>>>>
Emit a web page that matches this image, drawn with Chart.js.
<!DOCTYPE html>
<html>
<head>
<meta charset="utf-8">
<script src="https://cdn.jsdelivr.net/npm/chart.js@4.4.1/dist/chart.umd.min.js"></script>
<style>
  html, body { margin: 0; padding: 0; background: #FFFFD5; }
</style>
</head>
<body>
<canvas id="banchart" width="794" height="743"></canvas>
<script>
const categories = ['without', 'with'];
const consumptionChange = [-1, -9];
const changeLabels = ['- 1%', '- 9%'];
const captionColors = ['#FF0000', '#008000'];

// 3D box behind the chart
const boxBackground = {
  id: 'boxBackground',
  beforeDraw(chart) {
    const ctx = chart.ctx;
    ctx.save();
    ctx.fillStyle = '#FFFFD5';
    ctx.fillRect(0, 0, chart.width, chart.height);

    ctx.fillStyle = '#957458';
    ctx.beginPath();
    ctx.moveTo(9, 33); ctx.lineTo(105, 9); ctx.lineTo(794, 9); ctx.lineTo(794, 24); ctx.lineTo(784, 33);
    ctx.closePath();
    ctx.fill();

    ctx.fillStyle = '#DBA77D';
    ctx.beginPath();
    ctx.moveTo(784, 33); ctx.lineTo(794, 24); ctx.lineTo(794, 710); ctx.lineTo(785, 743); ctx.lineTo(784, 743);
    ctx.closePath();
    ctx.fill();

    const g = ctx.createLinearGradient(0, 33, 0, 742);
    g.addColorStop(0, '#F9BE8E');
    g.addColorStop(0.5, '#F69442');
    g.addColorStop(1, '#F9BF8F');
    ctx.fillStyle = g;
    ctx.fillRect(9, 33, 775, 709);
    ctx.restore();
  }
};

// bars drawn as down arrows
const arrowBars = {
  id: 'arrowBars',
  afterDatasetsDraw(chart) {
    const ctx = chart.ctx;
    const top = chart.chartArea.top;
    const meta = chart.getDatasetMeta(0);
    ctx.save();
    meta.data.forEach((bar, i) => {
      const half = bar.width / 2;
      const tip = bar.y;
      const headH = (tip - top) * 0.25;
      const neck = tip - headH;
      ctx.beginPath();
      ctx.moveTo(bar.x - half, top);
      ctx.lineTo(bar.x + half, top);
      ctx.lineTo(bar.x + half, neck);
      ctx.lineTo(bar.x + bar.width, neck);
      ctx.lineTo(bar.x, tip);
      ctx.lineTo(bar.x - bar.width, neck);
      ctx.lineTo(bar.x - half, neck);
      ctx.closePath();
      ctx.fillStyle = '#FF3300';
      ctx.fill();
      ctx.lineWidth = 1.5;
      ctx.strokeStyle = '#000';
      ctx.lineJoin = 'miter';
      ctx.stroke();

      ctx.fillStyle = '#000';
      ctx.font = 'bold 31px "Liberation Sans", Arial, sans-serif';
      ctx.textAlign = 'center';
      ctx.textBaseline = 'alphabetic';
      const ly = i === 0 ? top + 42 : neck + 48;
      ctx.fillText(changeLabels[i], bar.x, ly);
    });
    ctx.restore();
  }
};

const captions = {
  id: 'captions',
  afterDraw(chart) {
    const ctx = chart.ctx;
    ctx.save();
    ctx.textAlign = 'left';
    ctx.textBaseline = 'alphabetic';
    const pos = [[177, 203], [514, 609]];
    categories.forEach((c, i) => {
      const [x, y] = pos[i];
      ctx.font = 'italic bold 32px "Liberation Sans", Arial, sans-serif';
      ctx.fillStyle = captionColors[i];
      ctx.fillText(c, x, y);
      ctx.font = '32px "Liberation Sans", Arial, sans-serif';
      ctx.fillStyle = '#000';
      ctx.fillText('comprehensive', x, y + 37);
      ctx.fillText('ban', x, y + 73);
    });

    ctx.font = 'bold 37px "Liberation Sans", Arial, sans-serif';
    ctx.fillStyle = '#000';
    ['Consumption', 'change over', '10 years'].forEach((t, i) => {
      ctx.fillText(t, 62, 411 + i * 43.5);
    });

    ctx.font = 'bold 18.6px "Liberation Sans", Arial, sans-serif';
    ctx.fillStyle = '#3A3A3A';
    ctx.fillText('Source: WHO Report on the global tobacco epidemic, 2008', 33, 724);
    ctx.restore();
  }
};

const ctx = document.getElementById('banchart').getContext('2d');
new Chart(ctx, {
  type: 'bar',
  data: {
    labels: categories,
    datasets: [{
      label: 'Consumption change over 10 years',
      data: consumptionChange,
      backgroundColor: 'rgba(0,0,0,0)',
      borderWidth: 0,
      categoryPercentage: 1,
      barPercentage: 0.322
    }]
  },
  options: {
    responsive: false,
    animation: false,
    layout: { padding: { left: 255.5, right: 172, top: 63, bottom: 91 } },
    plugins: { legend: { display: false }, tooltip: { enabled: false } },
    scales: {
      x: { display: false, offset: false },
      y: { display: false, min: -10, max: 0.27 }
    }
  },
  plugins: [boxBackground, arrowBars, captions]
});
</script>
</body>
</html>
<<<<
>>>>
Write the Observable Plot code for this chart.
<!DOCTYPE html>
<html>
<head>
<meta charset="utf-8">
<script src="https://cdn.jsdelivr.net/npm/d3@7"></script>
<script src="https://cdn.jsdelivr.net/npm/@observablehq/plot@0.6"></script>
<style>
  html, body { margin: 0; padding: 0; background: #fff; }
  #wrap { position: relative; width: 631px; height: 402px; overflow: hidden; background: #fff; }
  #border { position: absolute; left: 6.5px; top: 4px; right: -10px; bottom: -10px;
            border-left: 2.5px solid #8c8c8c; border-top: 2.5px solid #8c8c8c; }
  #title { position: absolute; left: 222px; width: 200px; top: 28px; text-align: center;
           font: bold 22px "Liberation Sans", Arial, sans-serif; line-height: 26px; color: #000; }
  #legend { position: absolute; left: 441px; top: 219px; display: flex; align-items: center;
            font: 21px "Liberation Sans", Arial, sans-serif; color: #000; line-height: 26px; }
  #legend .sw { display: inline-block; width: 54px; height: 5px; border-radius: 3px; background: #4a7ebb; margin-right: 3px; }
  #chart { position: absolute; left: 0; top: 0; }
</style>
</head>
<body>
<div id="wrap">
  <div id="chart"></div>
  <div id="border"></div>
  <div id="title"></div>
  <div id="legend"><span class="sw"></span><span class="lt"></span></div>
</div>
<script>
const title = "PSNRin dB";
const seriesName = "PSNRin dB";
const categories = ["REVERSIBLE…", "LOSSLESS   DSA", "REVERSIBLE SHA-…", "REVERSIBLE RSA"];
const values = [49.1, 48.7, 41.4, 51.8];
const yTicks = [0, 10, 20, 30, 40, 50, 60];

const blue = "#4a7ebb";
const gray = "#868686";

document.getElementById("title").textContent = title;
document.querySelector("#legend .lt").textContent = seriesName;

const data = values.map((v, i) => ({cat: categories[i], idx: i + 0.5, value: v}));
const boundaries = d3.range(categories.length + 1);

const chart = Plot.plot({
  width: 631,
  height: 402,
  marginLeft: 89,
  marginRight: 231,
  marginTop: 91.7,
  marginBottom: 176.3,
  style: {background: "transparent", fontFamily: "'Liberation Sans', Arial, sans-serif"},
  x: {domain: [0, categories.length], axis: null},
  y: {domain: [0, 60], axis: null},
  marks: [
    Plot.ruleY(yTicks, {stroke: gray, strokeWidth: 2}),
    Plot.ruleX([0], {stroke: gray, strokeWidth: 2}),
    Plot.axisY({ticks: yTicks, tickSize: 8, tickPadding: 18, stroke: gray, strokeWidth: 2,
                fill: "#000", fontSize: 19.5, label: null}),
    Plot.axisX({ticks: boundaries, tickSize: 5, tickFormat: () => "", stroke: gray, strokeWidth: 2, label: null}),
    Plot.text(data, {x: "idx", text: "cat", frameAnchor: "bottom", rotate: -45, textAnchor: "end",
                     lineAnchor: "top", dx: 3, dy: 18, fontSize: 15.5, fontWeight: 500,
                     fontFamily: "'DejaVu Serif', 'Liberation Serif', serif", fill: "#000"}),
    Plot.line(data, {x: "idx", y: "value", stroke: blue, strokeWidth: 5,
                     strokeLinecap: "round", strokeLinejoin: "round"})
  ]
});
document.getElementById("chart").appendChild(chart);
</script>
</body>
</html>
<<<<
_Task directions_
Print the lines from the line containing "Emit a web page" to the line containing "const captionColors = ['#FF0000', '#008000'];", both ends included, exactly and with nothing added.

_Task response_
Emit a web page that matches this image, drawn with Chart.js.
<!DOCTYPE html>
<html>
<head>
<meta charset="utf-8">
<script src="https://cdn.jsdelivr.net/npm/chart.js@4.4.1/dist/chart.umd.min.js"></script>
<style>
  html, body { margin: 0; padding: 0; background: #FFFFD5; }
</style>
</head>
<body>
<canvas id="banchart" width="794" height="743"></canvas>
<script>
const categories = ['without', 'with'];
const consumptionChange = [-1, -9];
const changeLabels = ['- 1%', '- 9%'];
const captionColors = ['#FF0000', '#008000'];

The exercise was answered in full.